19 A second matter which might have affected the exercise of any discretion to extend time or reopen the orders, if either power were available, would be the basis upon which the order was sought to be varied. The notice of motion sought an order which, in effect, made no complaint about the order with respect to the costs of the appeal, but sought to have the applicant’s order that the Commissioner pay her costs of the trial left undisturbed. The basis for that proposal, as revealed by written submissions filed on 22 April 2008, was that the Commissioner was successful on a basis not agitated at trial. That the applicant was at risk in that regard became apparent during the course of the hearing. Early in the submissions of counsel for the respondent, it was noted that “the argument now put as the first of my friend’s levels of argument was not something considered in the court below and not one advanced in the court below”: CA Tcpt, 06/11/07, p 21(20). In response, the presiding judge inquired what counsel sought to make of that fact, as the matter raised was a pure point of law. Counsel did not suggest otherwise but submitted that it might be a basis for declining leave: CA Tcpt, p 21(40). The presiding judge then added (line 45):

          “It could also mean, and I simply put this on the table for Mr Fagan, that if the point is taken on board and it succeeds, there might be some costs consequences.”

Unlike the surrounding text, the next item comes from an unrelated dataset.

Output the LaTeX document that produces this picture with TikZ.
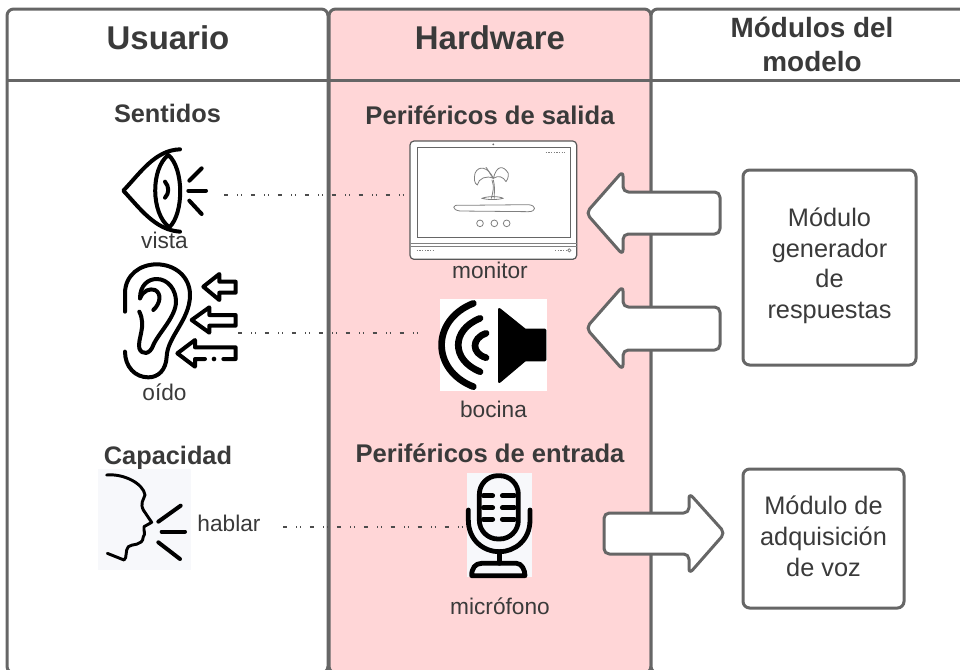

20 Mr Fagan was appearing for the Commissioner: the point was clearly put on the basis that it might be a matter for his consideration because, had it been contended that the usual order for costs should not follow from success on the part of the Commissioner, such a result would be adverse to his client’s interests. However, counsel for the respondent passed on, without comment, to his next point. No application was made by him for any special costs order, either at that stage or at any other stage during the hearing of the appeal. So far as the Court was concerned, the application for a different order was first raised on 25 March 2008.

21 Finally, it should be noted that no reference was made to the basis on which the Court’s power to vary its orders was sought to be invoked in the written submissions in support of the motion. Submissions for the Commissioner filed on 30 April 2008 did raise the issue of power, referring to the UCPR, rr 36.11 and 36.16, and the decision of the High Court in DJL. In particular it was noted that the respondent had not suggested that any of the exceptions to the general rule were engaged. There was no reply from the respondent to these submissions.

22 There are serious risks in a judicial officer seeking to determine how he or she would have exercised a discretion, having determined that the power did not exist: see, eg, in relation to a mining warden, Wade v Burns [1966] HCA 35; 115 CLR 537 at 555 (Barwick CJ), 563 (Menzies J) and 568 (Owen J); and in relation to a judge of the Land and Environment Court, King v Goussetis (1986) 5 NSWLR 89 at 94-95 (McHugh JA, Kirby P and Hope JA agreeing). Particularly is that so when the nature of the discretion is unresolved. Nevertheless, if it were assumed that the power of the Court to reopen entered orders was only to be exercised in exceptional circumstances, it is not self-evident that the circumstances of the present case would satisfy that test.


23 The Court having no power to entertain the motion filed on 25 March 2008 on behalf of the respondent to the appeal, the motion should be dismissed. The respondent should pay the Commissioner’s costs of the motion.